In the listing below, how many lines contain the word "that"? Please respond with the number only.

==== Information provided

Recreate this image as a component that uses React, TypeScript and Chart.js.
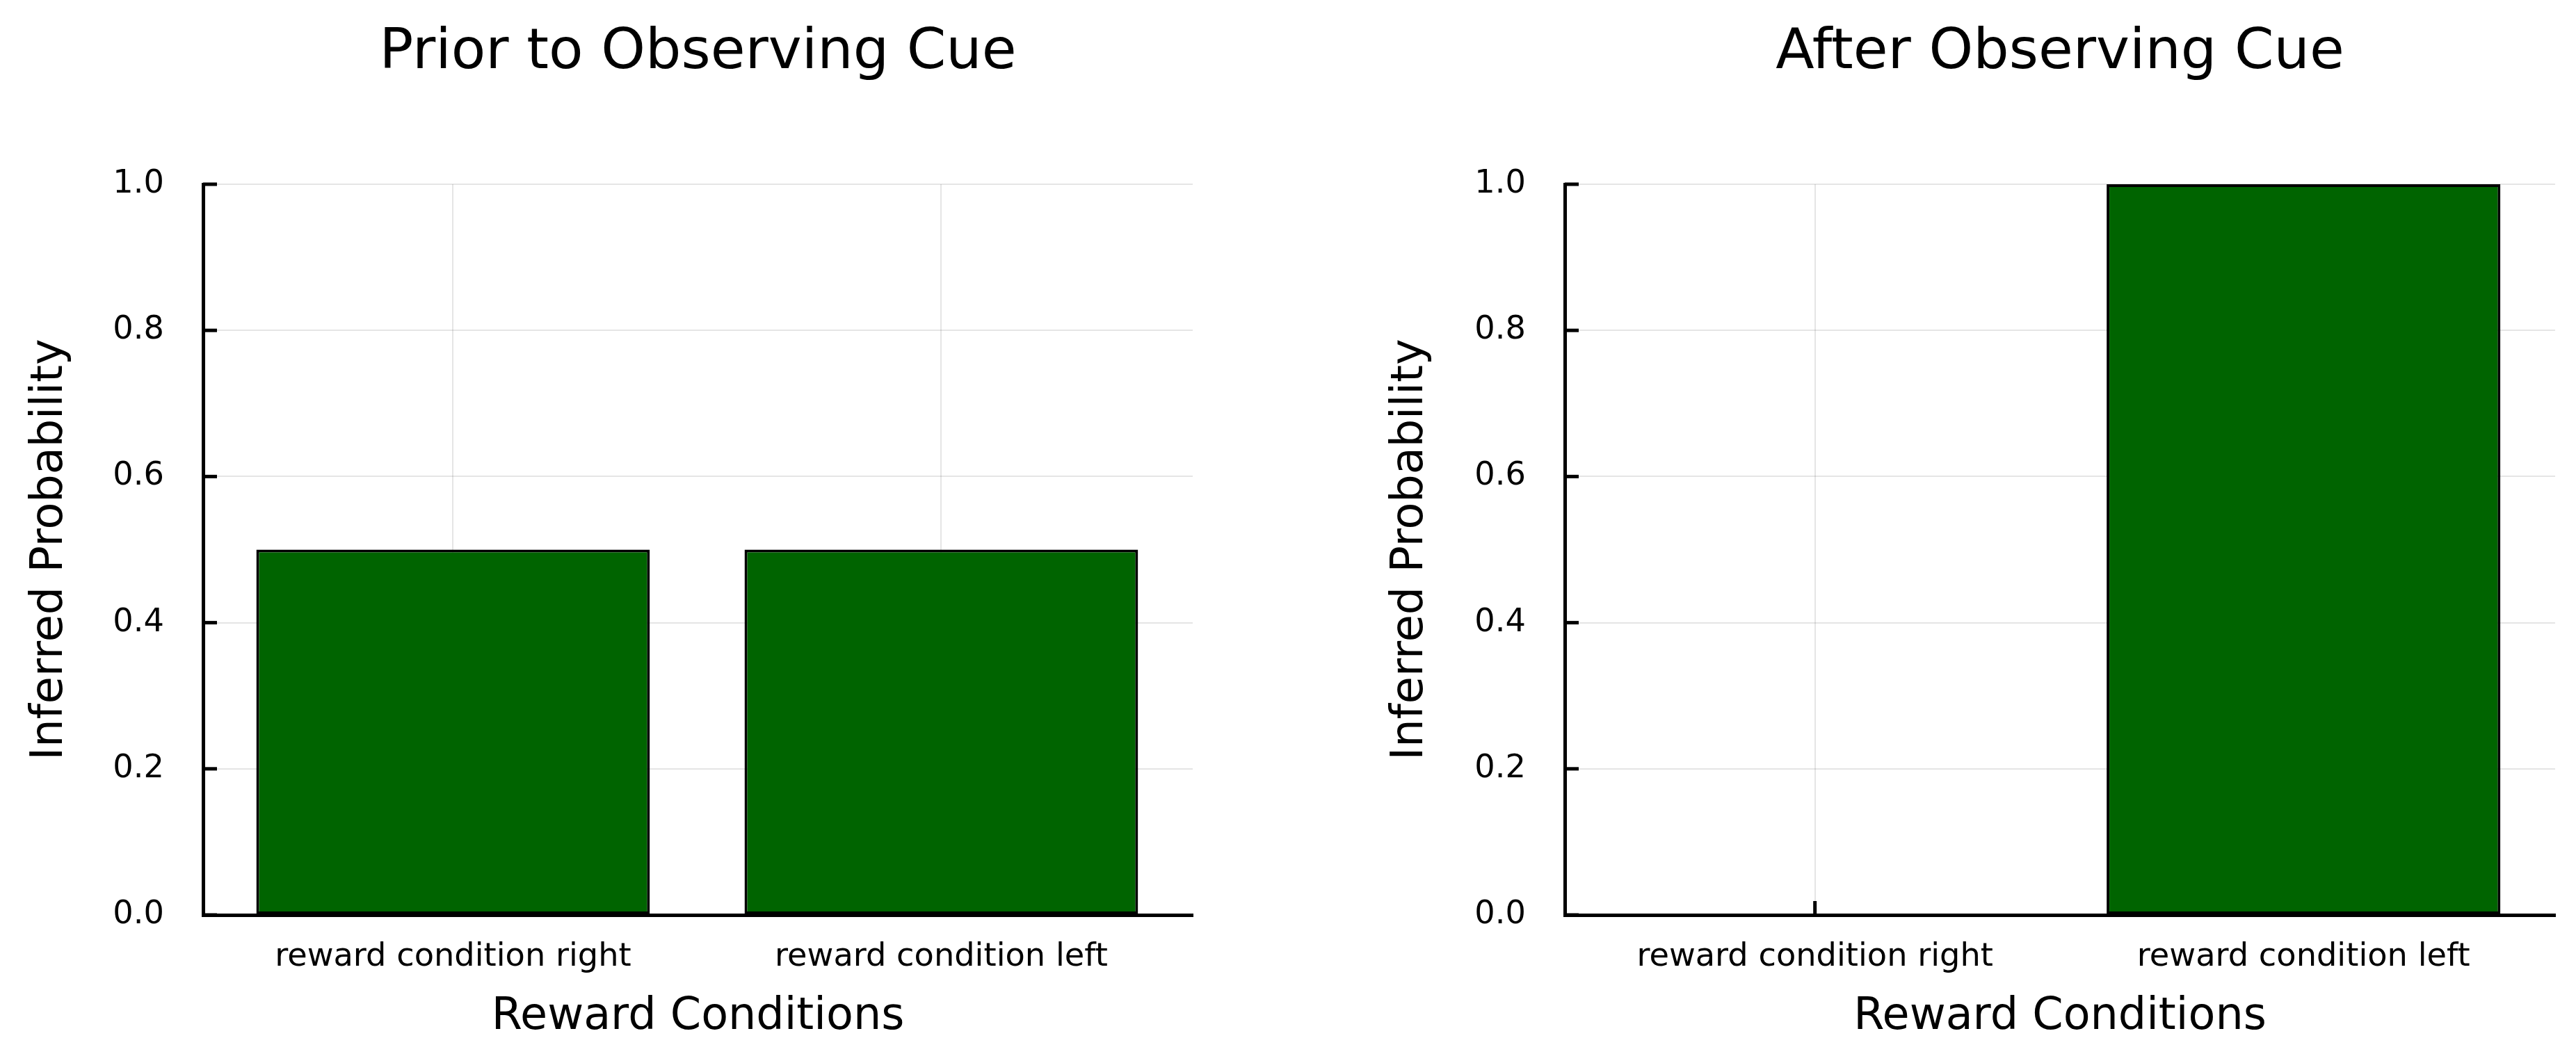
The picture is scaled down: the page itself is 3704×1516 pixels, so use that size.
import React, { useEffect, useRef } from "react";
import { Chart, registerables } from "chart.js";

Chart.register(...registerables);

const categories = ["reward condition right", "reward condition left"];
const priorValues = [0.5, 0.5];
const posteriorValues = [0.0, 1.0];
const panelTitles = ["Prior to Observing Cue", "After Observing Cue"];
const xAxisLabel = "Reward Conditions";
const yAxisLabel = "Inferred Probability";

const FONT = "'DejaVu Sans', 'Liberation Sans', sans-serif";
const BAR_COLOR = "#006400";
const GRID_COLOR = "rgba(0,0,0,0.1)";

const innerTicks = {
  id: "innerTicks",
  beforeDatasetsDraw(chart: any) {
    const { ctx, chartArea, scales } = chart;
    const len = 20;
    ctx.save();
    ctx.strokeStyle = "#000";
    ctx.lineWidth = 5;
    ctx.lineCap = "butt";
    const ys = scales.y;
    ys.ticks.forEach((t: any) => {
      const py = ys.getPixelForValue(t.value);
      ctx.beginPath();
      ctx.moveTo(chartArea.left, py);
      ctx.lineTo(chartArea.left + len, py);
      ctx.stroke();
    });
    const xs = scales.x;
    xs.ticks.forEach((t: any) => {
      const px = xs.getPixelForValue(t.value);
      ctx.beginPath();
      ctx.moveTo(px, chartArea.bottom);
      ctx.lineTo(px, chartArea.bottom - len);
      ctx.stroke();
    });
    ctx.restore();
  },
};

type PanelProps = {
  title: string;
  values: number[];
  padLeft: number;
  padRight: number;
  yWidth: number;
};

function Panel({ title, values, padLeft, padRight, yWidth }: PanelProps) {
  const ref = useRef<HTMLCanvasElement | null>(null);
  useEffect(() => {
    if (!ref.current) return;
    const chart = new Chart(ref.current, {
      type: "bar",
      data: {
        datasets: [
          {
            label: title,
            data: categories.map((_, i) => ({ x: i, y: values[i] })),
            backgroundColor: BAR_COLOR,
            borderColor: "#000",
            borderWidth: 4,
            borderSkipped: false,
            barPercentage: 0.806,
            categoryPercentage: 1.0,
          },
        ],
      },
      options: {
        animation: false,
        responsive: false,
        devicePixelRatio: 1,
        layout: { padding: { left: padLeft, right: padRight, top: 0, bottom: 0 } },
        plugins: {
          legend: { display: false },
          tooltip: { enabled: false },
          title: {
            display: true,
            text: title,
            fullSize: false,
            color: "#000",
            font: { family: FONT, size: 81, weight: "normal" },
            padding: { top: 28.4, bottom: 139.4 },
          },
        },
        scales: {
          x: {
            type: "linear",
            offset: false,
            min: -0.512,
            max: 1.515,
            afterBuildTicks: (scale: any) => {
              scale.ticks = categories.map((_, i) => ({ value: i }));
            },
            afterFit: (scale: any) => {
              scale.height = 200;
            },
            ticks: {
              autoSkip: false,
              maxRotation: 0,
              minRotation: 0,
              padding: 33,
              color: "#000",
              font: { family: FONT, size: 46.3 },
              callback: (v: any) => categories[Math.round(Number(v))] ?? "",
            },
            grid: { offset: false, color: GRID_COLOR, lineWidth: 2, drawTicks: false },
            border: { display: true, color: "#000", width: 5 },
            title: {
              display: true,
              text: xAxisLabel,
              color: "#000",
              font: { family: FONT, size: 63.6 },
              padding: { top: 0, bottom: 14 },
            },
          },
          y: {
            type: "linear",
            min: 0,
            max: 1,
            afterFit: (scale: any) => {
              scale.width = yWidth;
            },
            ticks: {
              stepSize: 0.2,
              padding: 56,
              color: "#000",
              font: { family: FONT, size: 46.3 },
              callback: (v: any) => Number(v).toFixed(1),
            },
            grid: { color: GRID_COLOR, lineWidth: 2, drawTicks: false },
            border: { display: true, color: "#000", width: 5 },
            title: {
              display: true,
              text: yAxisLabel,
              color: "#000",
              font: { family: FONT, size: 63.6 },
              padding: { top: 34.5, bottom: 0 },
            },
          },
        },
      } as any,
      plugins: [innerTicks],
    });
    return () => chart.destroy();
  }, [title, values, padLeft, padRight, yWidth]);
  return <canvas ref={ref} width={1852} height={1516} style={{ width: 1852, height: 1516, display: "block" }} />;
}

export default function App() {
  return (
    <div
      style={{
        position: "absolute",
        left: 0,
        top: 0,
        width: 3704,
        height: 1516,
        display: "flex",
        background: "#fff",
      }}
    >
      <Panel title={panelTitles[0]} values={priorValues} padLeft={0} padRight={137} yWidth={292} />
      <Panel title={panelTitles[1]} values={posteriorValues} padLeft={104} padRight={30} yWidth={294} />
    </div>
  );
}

========

_Task output_. 2